1. The Field of the Invention.
The present invention relates to computer systems that utilize date information, especially such systems that include a host computer supplying date information remotely to a local workstation requiring date information, and especially to methods for modifying existing systems and implementing the same.
2. The State of the Art.
Various applications (software) programs utilize date functions in a number of different ways. Date information is typically included as a data field in a database for record entry, such as tracking telephone calls, insurance claims, stock trading and/or settlement dates, order entry, and the like. Date information is also utilized for automated (macro) processing, such as paying bills from an accounting or personal finance application, as triggers for data backups and other transmissions or actions that are performed on a regular or periodic basis. Software applications can be programmed to treat date data as text (i.e., alphabetical, non-numeric) or as a numerical or formula-based value (i.e., numeric), and sometimes as both.
In the programming arts, date data is usually handled in a particular format predetermined by the programmer. Very often, this format is the typical month-day-year American format (and sometime optionally the European format of day-month-year). The date data is typically represented by numbers, and sometimes a three letter abbreviation for the month (e.g., "jun" for June and "jul" for July), with a unitary or set of defined data delimiters, such as hyphens and/or slashes, for separating the three data units defining typical date data (e.g., Jan. 1, 1990 or 1-jan-90 for Jan. 1st, 1990). Internally, software applications typically convert the input date data into a more usable, numerical form. Some date data also requires the use of the fractional date parts hours and minutes.
Because it would be an unusual calculation requiring a data entry, an output, or a calculation based on a date on the order of a century prior to the present, applications (or rather, their designers and programmers) often assume that the date entered or output refers to a date in the present "century," i.e., between 1900 and 1999. In either or both cases, an arbitrary date, such as Jan. 1st, 1900, is denoted as day number one (a base date) and all other dates are calculated as the number of days from the base date (analogous to a Julian calendar starting on a different arbitrary date); sometimes this sequential reference date is called a serial date or (incorrectly) a Julian date.
With the advent of cheaper, faster, and more reliable communications devices and media, various sizes of computers requiring date data can be connected to each other for controlled communications and interfacing. In a network system, in which one or more communications backbones allows for various computers to interface with each other, it may be desirable to have certain computers operate software applications locally and to have others operate software applications that, when operating, are shared among users. In both cases, passing date data among the various computers is often frustrated by the different predefined limitations on the form and range of the date data which is acceptable as input and/or output for each of the various applications. For example, distributed applications may be running on different platforms, or a shared application may be required to output data to workstations running on different platforms, exacerbating the communications and interface problem.
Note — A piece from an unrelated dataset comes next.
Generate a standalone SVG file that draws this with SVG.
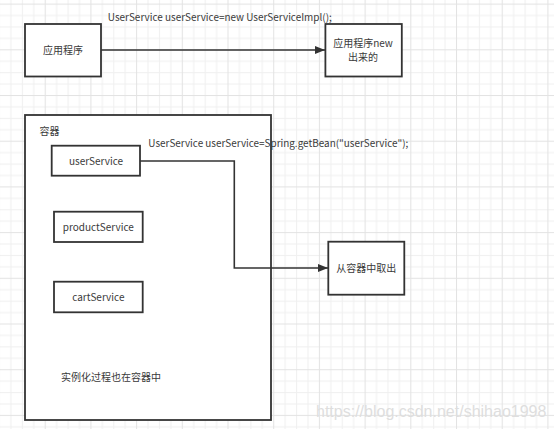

Still another problem, which has received some attention but little solution, is the often-inherent limitation in various software applications that a given date will range between 1900 and 1999 when, in commerce today, timetables and scheduling for events in the third millennium CE (2000 and beyond) are already required. Assumptions about the date range required for application operation and data was originally made to save memory allocation space, because a year assumed to be between 1900 and 1999 can be defined by a smaller value requiring less storage area (e.g., "85" for "1985"). Because of the inherent assumption in such applications as to the form and range of the date data, errors occur in processing. The solutions to such a problem include as least some rewriting of the software code, and especially modifying the stored data so that it accurately reflects the century. However, it has been estimated that the world-wide cost for upgrading all of the data and applications reliant thereon to accurately reflect changes in the numerical representation of the century will cost in the hundreds of billions of dollars. Various "solutions" to the year 2000 problem (often termed "Y2K problem") are described on internet world wide web sites (e.g., Bellcore, IEEE, Information Technology Assn. of America) and in various printed publications (e.g., "Year 2000 or Bust," Chem. Eng., July 1997). These publications do not, however, provide a solution but rather a methodology towards a solution; namely, purchasing date-compliant software, and reprogramming and adequate testing the system to assure that it is date-compliant.